Martin Hewes, Hewes & Associates
One positive to Brexit, he says, could be the devaluation of the pound, which could open up more avenues for foreign investment by making the UK significantly cheaper to invest in.
Mr Budd agrees, adding that it has the potential to boost sectors outside of construction, which may then have a knock-on effect for the industry.
“It would help manufacturers and industry to export,” he says. “As a consequence we might see more of a push for construction in the industrial sector in the medium to long term.”
However, Prof Francis adds that, due to the nature of the international supply chain, the industry cannot bank on a lower pound having a positive impact on trade costs.
“If you look at imports, they tend to be around 10 per cent of construction output, so the fall in the pound will obviously have an impact on import costs,” he says.
“There may be a positive impact on exports, but remember, if you look back to 2010, we had a fall in the exchange rate of around 25 per cent in the space of 18 months, and we didn’t see a significant improvement in exports.”

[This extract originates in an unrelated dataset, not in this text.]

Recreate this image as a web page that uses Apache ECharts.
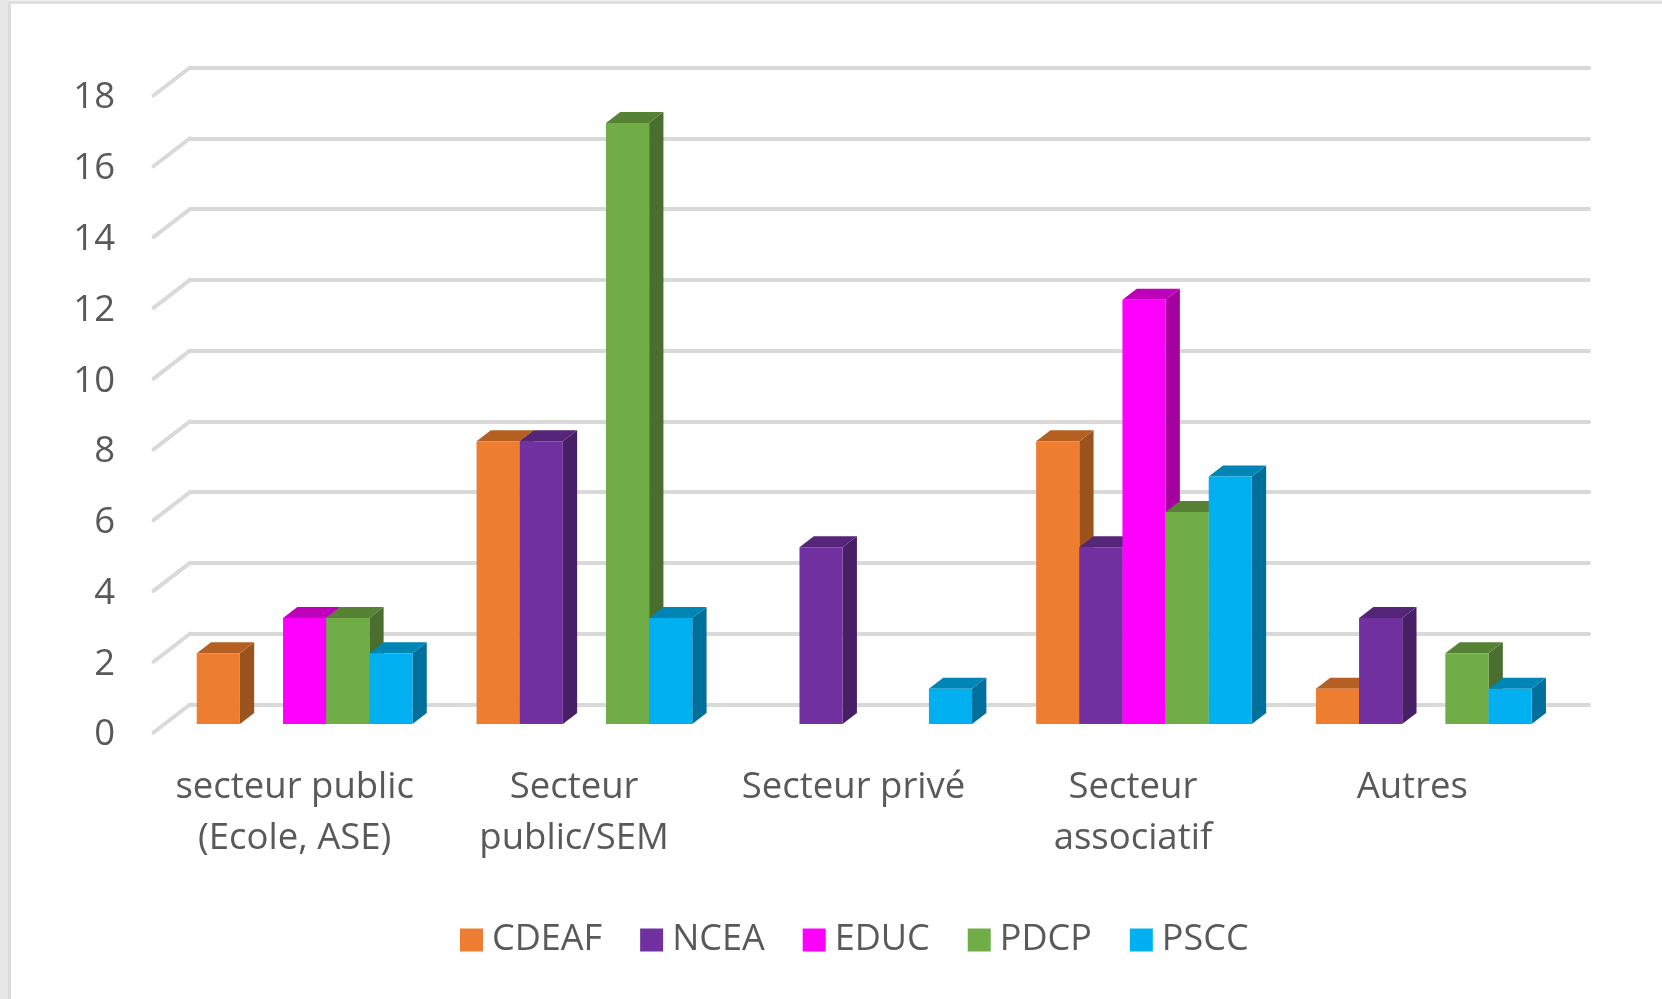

He explains that many components that go into construction materials for export are actually imported themselves, and vice-versa, meaning that the actual impact on overall costs may be minimal.
“It’s a much more complicated relationship than it was, say, 30-40 years ago when a fall in the exchange rate meant that, after around six months, you’d get a significant improvement in exports and net trade,” he adds.
So where does all this leave the industry?
The consensus is that, until a new prime minister is in place and the details of any potential Brexit scenario are made clear, it will be difficult to fully understand what the impact of the referendum might be.
A negative consequence of that uncertainty could be a spike in delayed decisions on projects, planning difficulties, and a lack of clear policy from the government.
Though sector forecasts are set to be revised downwards in the short term, the longer-term implications of Brexit will become clearer in the coming weeks and months.